• [What you will do]
Repeat the lines exactly from the line that contains "Rebuild this chart" through the line that contains "const titleText = 'Figure"; leave images out and add nothing.

• [Dataset records]

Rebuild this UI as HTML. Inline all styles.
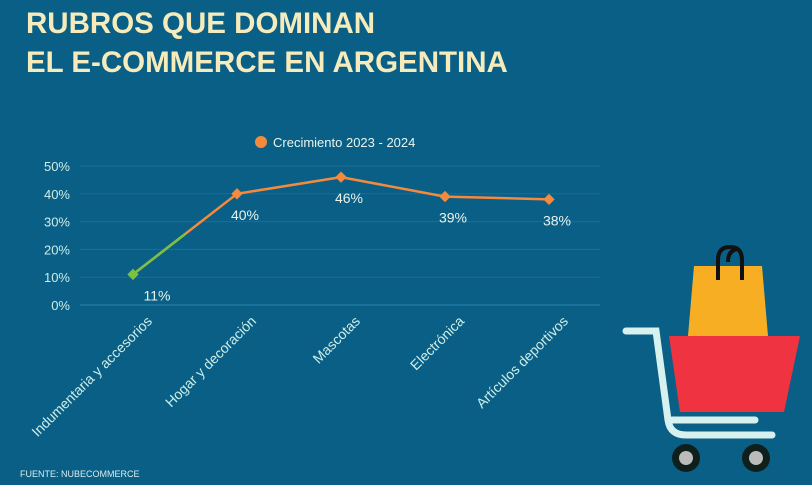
<!DOCTYPE html>
<html><head><meta charset="utf-8"><style>
body{margin:0;width:812px;height:480px;background:#0a5f87;overflow:hidden;font-family:"Liberation Sans",sans-serif}
</style></head><body>
<svg width="812" height="480">
<rect width="812" height="480" fill="#0a5f87"/>
<text x="26" y="33" font-size="29.5" font-weight="bold" fill="#f6ebbb">RUBROS QUE DOMINAN</text>
<text x="26" y="72" font-size="29.5" font-weight="bold" fill="#f6ebbb">EL E-COMMERCE EN ARGENTINA</text>
<g><circle cx="261" cy="142" r="6" fill="#f58a3c"/><text x="273" y="147" font-size="13" fill="#e8f4ec">Crecimiento 2023 - 2024</text></g>
<g id="grid"></g><g id="plot"></g>
<text x="20" y="477" font-size="9" fill="#d8ecec">FUENTE: NUBECOMMERCE</text>
<g>
<polygon points="694,266 762,266 768,336 688,336" fill="#f7ae23"/>
<path d="M718,280 V260 Q718,247 730,247 Q742,247 742,260 V280 M728,262 Q728,250 738,249" fill="none" stroke="#111" stroke-width="4"/>
<polygon points="669,336 800,336 784,412 680,412" fill="#ef3340"/>
<path d="M626,331 H656 L668,420 Q670,435 686,435 H772" fill="none" stroke="#d7f2ee" stroke-width="7" stroke-linecap="round"/>
<path d="M672,420 H755" stroke="#d7f2ee" stroke-width="7" stroke-linecap="round"/>
<circle cx="686" cy="458" r="14" fill="#0e1f1c"/><circle cx="686" cy="458" r="7" fill="#bbb"/>
<circle cx="756" cy="458" r="14" fill="#0e1f1c"/><circle cx="756" cy="458" r="7" fill="#bbb"/>
</g>
</svg>
<script>
const categories=["Indumentaria y accesorios","Hogar y decoración","Mascotas","Electrónica","Artículos deportivos"];
const values=[11,40,46,39,38];
const labels=["11%","40%","46%","39%","38%"];
const ticks=[0,10,20,30,40,50];
const NS="http://www.w3.org/2000/svg";
const y=v=>305-v*2.78, x=i=>133+i*104;
function mk(t,a,p){const e=document.createElementNS(NS,t);for(const k in a)e.setAttribute(k,a[k]);p.appendChild(e);return e;}
const g=document.getElementById('grid'),p=document.getElementById('plot');
ticks.forEach(t=>{const l=mk('line',{x1:80,x2:600,y1:y(t),y2:y(t),stroke:t==0?'#2a86ad':'#1a6f96','stroke-width':1},g);


const tx=mk('text',{x:70,y:y(t)+5,'font-size':13,fill:'#cdeee6','text-anchor':'end'},g);tx.textContent=t+'%';

});
let d=values.map((v,i)=>(i?'L':'M')+x(i)+','+y(v)).join(' ');
const ln=mk('path',{d:d,fill:'none',stroke:'#f58a3c','stroke-width':2.5},p);


const mid=[(x(0)+x(1))/2,(y(values[0])+y(values[1]))/2];
const gs=mk('line',{x1:x(0),y1:y(values[0]),x2:mid[0],y2:mid[1],stroke:'#7cc242','stroke-width':2.5},p);


values.forEach((v,i)=>{const m=mk('rect',{x:x(i)-4,y:y(v)-4,width:8,height:8,fill:i?'#f58a3c':'#7cc242',transform:`rotate(45 ${x(i)} ${y(v)})`},p);


const t=mk('text',{x:x(i)+(i?8:24),y:y(v)+26,'font-size':14,fill:'#e8f4ec','text-anchor':'middle'},p);t.textContent=labels[i];


const c=mk('text',{x:x(i)+20,y:322,'font-size':14,fill:'#cdeee6','text-anchor':'end',transform:`rotate(-45 ${x(i)+20} 322)`},p);c.textContent=categories[i];

});
</script>
</body></html>
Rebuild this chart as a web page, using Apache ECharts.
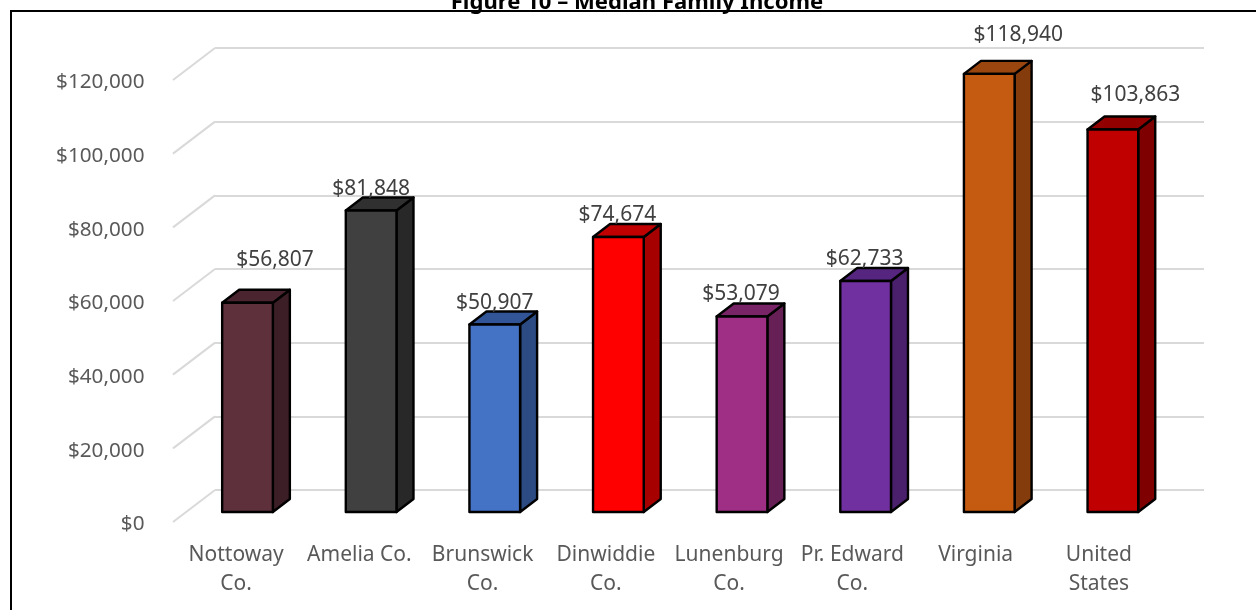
<!DOCTYPE html>
<html>
<head>
<meta charset="utf-8">
<style>html,body{margin:0;padding:0;background:#fff}#c{width:1256px;height:610px}</style>
<script src="https://cdn.jsdelivr.net/npm/echarts@6/dist/echarts.min.js"></script>
</head>
<body>
<div id="c"></div>
<script>
const categories = ['Nottoway\nCo.', 'Amelia Co.', 'Brunswick\nCo.', 'Dinwiddie\nCo.', 'Lunenburg\nCo.', 'Pr. Edward\nCo.', 'Virginia', 'United\nStates'];
const medianIncome = [56807, 81848, 50907, 74674, 53079, 62733, 118940, 103863];
const axisTicks = [0, 20000, 40000, 60000, 80000, 100000, 120000];
const titleText = 'Figure 10 – Median Family Income';

const style = {
  front: ['#5E303C', '#404040', '#4472C4', '#FF0000', '#9E2F85', '#7030A0', '#C55A11', '#C00000'],
  side:  ['#3C1E26', '#282828', '#2B4B82', '#A60000', '#672056', '#4A1F6B', '#843C0C', '#7E0000'],
  top:   ['#4A2530', '#303030', '#315596', '#C00000', '#7A2468', '#552580', '#9A460E', '#920000'],
  labelDx: [27.5, 0, 0, -1, -1, -1, 29, 22.5],
  labelDy: [-43, -21.5, -21.5, -22, -22, -22, -39, -34.5],
  depthX: 17, depthY: -13, wallX: 42, wallY: -32, barRatio: 0.41,
  frontLift: 2.5,
  font: '"Noto Sans", "Open Sans", sans-serif'
};
const fmt = v => '$' + v.toLocaleString('en-US');
const maxV = axisTicks[axisTicks.length - 1];
const step = axisTicks[1];

const chart = echarts.init(document.getElementById('c'), null, {renderer: 'canvas'});
chart.setOption({
  animation: false,
  backgroundColor: '#fff',
  title: {
    text: titleText, left: 632, textAlign: 'center', top: -13,
    textStyle: {fontFamily: style.font, fontWeight: 'bold', fontSize: 22.1, color: '#000'}
  },
  graphic: [{
    type: 'rect', z: 100, silent: true,
    shape: {x: 11, y: 11, width: 1400, height: 800},
    style: {fill: null, stroke: '#000', lineWidth: 2}
  }],
  grid: [
    {left: 215, width: 989, top: 48, height: 442},   // back wall
    {left: 174.5, width: 986, top: 80 + style.frontLift, height: 442}, // front edge: axis labels
    {left: 185.7, width: 989, top: 70, height: 442}  // bars
  ],
  xAxis: [
    {gridIndex: 0, type: 'category', data: categories, show: false},
    {gridIndex: 1, type: 'category', data: categories,
     axisLine: {show: false}, axisTick: {show: false},
     axisLabel: {interval: 0, margin: 19 - style.frontLift, lineHeight: 29, fontSize: 21, color: '#595959', fontFamily: style.font}},
    {gridIndex: 2, type: 'category', data: categories, show: false}
  ],
  yAxis: [
    {gridIndex: 0, type: 'value', min: 0, max: maxV, interval: step,
     axisLine: {show: false}, axisTick: {show: false}, axisLabel: {show: false},
     splitLine: {show: true, lineStyle: {color: '#D9D9D9', width: 2}}},
    {gridIndex: 1, type: 'value', min: 0, max: maxV, interval: step,
     axisLine: {show: false}, axisTick: {show: false}, splitLine: {show: false},
     axisLabel: {margin: 30, fontSize: 20.7, color: '#595959', fontFamily: style.font, formatter: fmt}},
    {gridIndex: 2, type: 'value', min: 0, max: maxV, interval: step, show: false}
  ],
  series: [
    { // diagonal lines from the front edge to the back wall
      type: 'custom', xAxisIndex: 1, yAxisIndex: 1, z: 1, silent: true,
      data: axisTicks,
      encode: {y: 0},
      renderItem(params, api) {
        const y = api.coord([0, api.value(0)])[1] - style.frontLift;
        const x = params.coordSys.x;
        return {type: 'line',
          shape: {x1: x - 1.5, y1: y, x2: x - 1.5 + style.wallX, y2: y + style.wallY},
          style: {stroke: '#D9D9D9', lineWidth: 2, fill: null}};
      }
    },
    { // 3D bars
      type: 'custom', xAxisIndex: 2, yAxisIndex: 2, z: 5, silent: true,
      data: medianIncome.map((v, i) => [i, v]),
      encode: {x: 0, y: 1},
      renderItem(params, api) {
        const i = api.value(0), v = api.value(1);
        const top = api.coord([i, v]), base = api.coord([i, 0]);
        const w = api.size([1, 0])[0] * style.barRatio;
        const xl = top[0] - w / 2, xr = top[0] + w / 2;
        const dx = style.depthX, dy = style.depthY;
        const edge = {stroke: '#000', lineWidth: 2.4, lineJoin: 'round'};
        return {type: 'group', children: [
          {type: 'polygon', shape: {points: [[xr, top[1]], [xr + dx, top[1] + dy], [xr + dx, base[1] + dy], [xr, base[1]]]},
           style: Object.assign({fill: style.side[i]}, edge)},
          {type: 'polygon', shape: {points: [[xl, top[1]], [xl + dx, top[1] + dy], [xr + dx, top[1] + dy], [xr, top[1]]]},
           style: Object.assign({fill: style.top[i]}, edge)},
          {type: 'rect', shape: {x: xl, y: top[1], width: w, height: base[1] - top[1]},
           style: Object.assign({fill: style.front[i]}, edge)},
          {type: 'text', z2: 50,
           style: {x: top[0] + style.labelDx[i], y: top[1] + style.labelDy[i], text: fmt(v),
                   align: 'center', verticalAlign: 'middle', fontSize: 21, fontFamily: style.font, fill: '#404040'}}
        ]};
      }
    }
  ]
});
</script>
</body>
</html>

• [Answer to this task]
Rebuild this chart as a web page, using Apache ECharts.
<!DOCTYPE html>
<html>
<head>
<meta charset="utf-8">
<style>html,body{margin:0;padding:0;background:#fff}#c{width:1256px;height:610px}</style>
<script src="https://cdn.jsdelivr.net/npm/echarts@6/dist/echarts.min.js"></script>
</head>
<body>
<div id="c"></div>
<script>
const categories = ['Nottoway\nCo.', 'Amelia Co.', 'Brunswick\nCo.', 'Dinwiddie\nCo.', 'Lunenburg\nCo.', 'Pr. Edward\nCo.', 'Virginia', 'United\nStates'];
const medianIncome = [56807, 81848, 50907, 74674, 53079, 62733, 118940, 103863];
const axisTicks = [0, 20000, 40000, 60000, 80000, 100000, 120000];
const titleText = 'Figure 10 – Median Family Income';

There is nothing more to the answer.